Friday, January 11, 2008

The Gathering of 24 Thousand

Last week we had a visit from K. She was in KL on a stopover back to Australia, after her tour of Europe. Her enthusiastic accounts of visits and experiences to many famous sites in Europe inspired us to drag her off to see one of Malaysia’s famed sights-the Blue Mosque. We hopped on a train out to Shah Alam to visit the state mosque of Selangor.


Officially known as the the Sultan Salahuddin Abdul Aziz Shah Mosque, (its easy to see why it's simply called the Blue Mosque!) it's the second largest mosque in Southeast Asia, crowned by a 51.2m-diameter blue and silver dome sitting majestically at a height of 106.7m above the ground. Here 24 thousand gather to express their faith.

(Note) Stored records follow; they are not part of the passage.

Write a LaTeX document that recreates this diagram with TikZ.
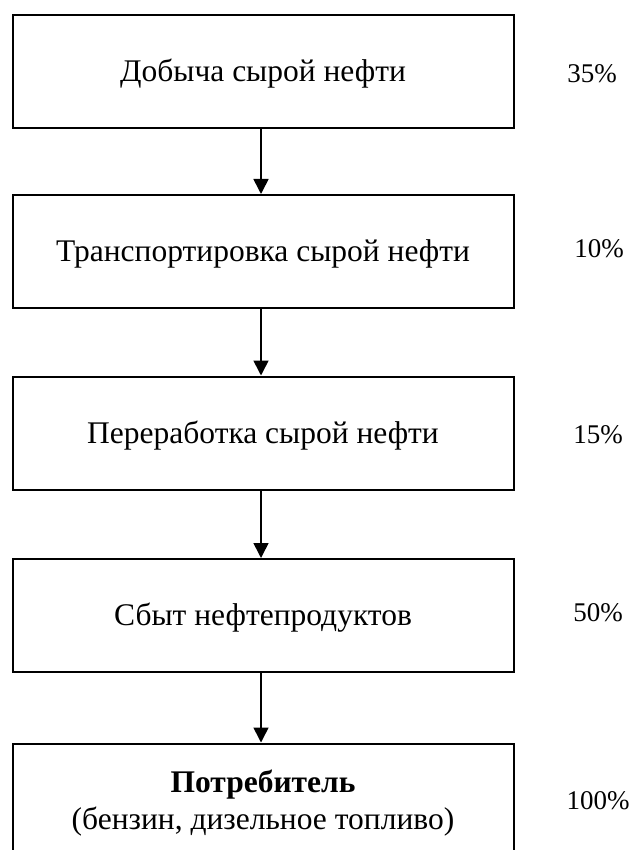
\documentclass[tikz,border=0pt]{standalone}
\usepackage{fontspec}
\setmainfont{Liberation Serif}
\usetikzlibrary{arrows.meta}
\begin{document}
\begin{tikzpicture}[x=1pt,y=-1pt,
  stage/.style={draw=black,line width=2pt,minimum width=501pt,minimum height=113pt,
    inner sep=0pt,align=center,font=\fontsize{31.5}{37}\selectfont,
    text height=25pt,text depth=4.6pt},
  share/.style={inner sep=0pt,font=\fontsize{27}{32}\selectfont},
  flow/.style={line width=1.6pt,-{Triangle[width=15pt,length=15pt]}}]
\useasboundingbox (0,0) rectangle (633,850);
% chain of stages
\node[stage] (b1) at (263,71.5) {Добыча сырой нефти};
\node[stage] (b2) at (263,251.5) {Транспортировка сырой нефти};
\node[stage] (b3) at (263,433) {Переработка сырой нефти};
\node[stage] (b4) at (263,615.5) {Сбыт нефтепродуктов};
\node[stage,text height=,text depth=0pt] (b5) at (263,800)
  {\textbf{Потребитель}\\(бензин, дизельное топливо)};
% shares
\node[share] (p1) at (592,74) {35\%};
\node[share] (p2) at (599,249) {10\%};
\node[share] (p3) at (598,435) {15\%};
\node[share] (p4) at (598,613) {50\%};
\node[share] (p5) at (598,801) {100\%};
% arrows between stages
\foreach \a/\b in {b1/b2,b2/b3,b3/b4,b4/b5}
  \draw[flow] ([xshift=-2pt]\a.south) -- ([xshift=-2pt]\b.north);
\end{tikzpicture}
\end{document}
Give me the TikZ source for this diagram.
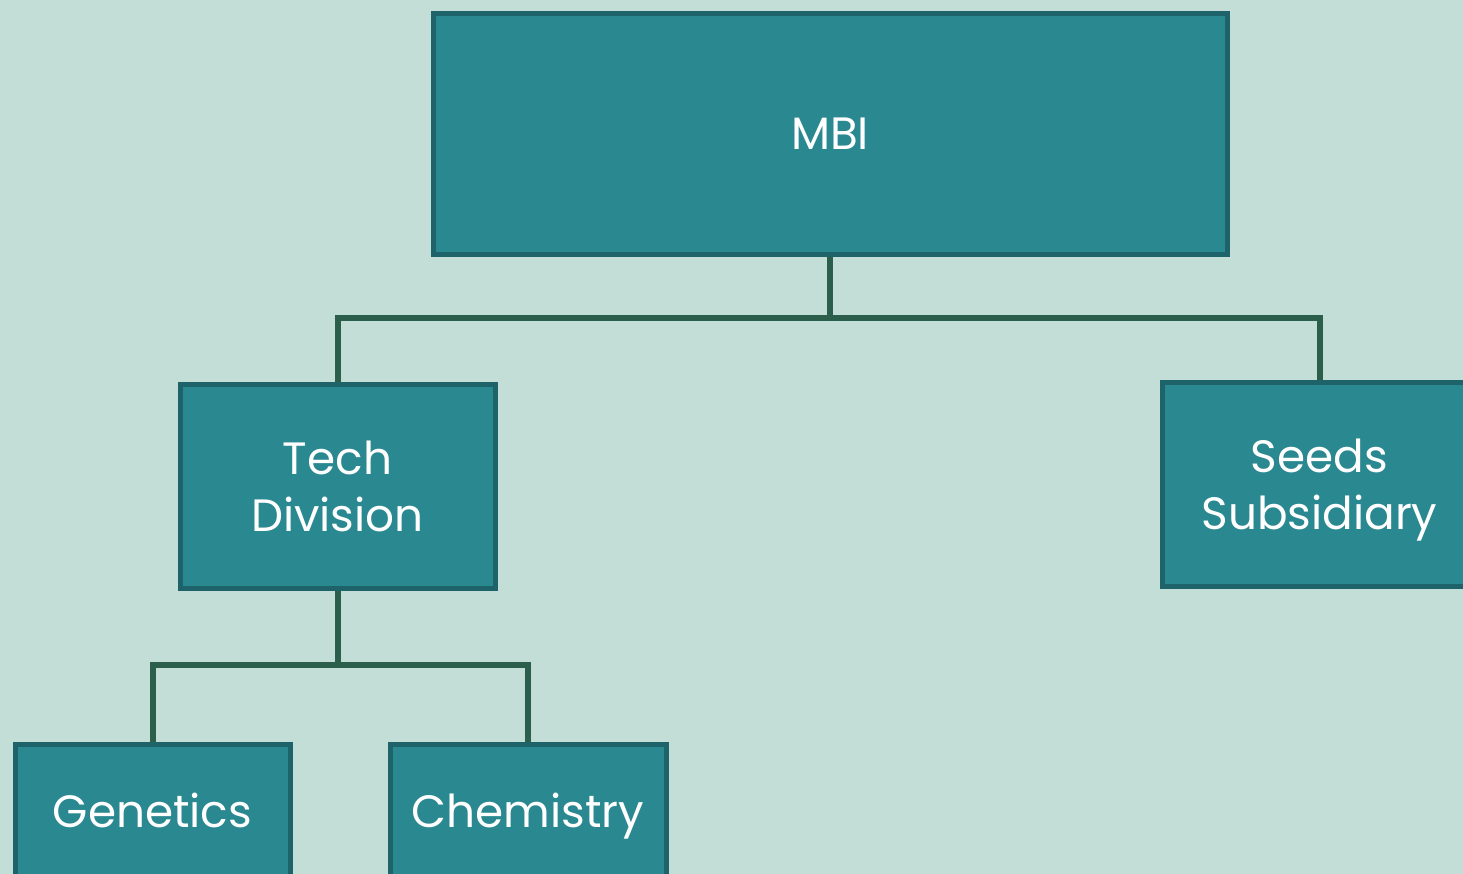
\documentclass[tikz,border=0pt]{standalone}
\usepackage{fontspec}
\setmainfont{Poppins}
\definecolor{cPage}{HTML}{C2DED7}
\definecolor{cUnit}{HTML}{2A8891}
\definecolor{cEdge}{HTML}{1D6369}
\definecolor{cLink}{HTML}{2C5E4C}
\usetikzlibrary{positioning}

\begin{document}
\begin{tikzpicture}[x=0.75pt,y=-0.75pt,
      unit/.style={draw=cEdge,fill=cUnit,line width=3.75pt,text=white,
                   align=center,inner sep=0pt,text depth=0pt,
                   font=\fontsize{34}{42.75}\selectfont},
      link/.style={draw=cLink,line width=4.5pt}]
    % page
    \fill[cPage] (0,0) rectangle (1463,874);
    \useasboundingbox (0,0) rectangle (1463,874);
    \clip (0,0) rectangle (1463,874);
    % units
    \node[unit,minimum width=595.5pt,minimum height=180pt] (mbi) at (830,134) {MBI};
    \node[unit,minimum width=236.25pt,minimum height=153pt] (tech) at (337.5,486) {Tech\\Division};
    \node[unit,minimum width=236.25pt,minimum height=153pt] (seeds) at (1319.5,484) {Seeds\\Subsidiary};
    \node[unit,minimum width=206.25pt,minimum height=99pt] (gen) at (152.5,810) {Genetics};
    \node[unit,minimum width=207pt,minimum height=99pt] (chem) at (528,810) {Chemistry};
    % links
    \coordinate (split) at (830,318);
    \coordinate (techsplit) at (337.5,665);
    \draw[link] (mbi.south) -- (split) -| (tech.north);
    \draw[link] (split) -| (seeds.north);
    \draw[link] (tech.south) -- (techsplit) -| (gen.north);
    \draw[link] (techsplit) -| (chem.north);
\end{tikzpicture}
\end{document}
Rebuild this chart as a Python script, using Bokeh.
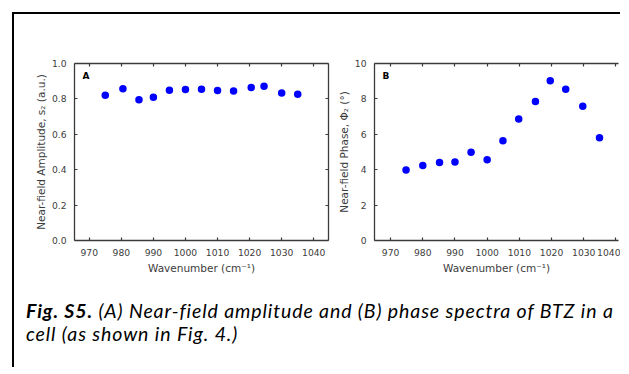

Four minarets rising 142.2m, the second tallest in the world, carry reverberations of the call to prayer for miles around.




Towering columns and archways accentuate the feeling of lightness and openness. Light and silence surge in to fill every corner.








The elevated inner courtyard, held up by pillars and arches, a typical architectural feature of mosques, stand mute in hushed quietness- a space separated from the world outside.






Only the whisper of the winds stir through the corridors. White marble floor and walls, cool to the touch, reflect everything.




The achromatic architecture changes its mood by the moment, finding life in reflections captured. Storm clouds moving in dim and paint the passages grey, glaring bone-bleached white hurts the eyes where sun rays break through, verdant green peeps through the latticework.





The main prayer hall where only a Muslim may enter, softly lit by sunlight filtered through stained glass.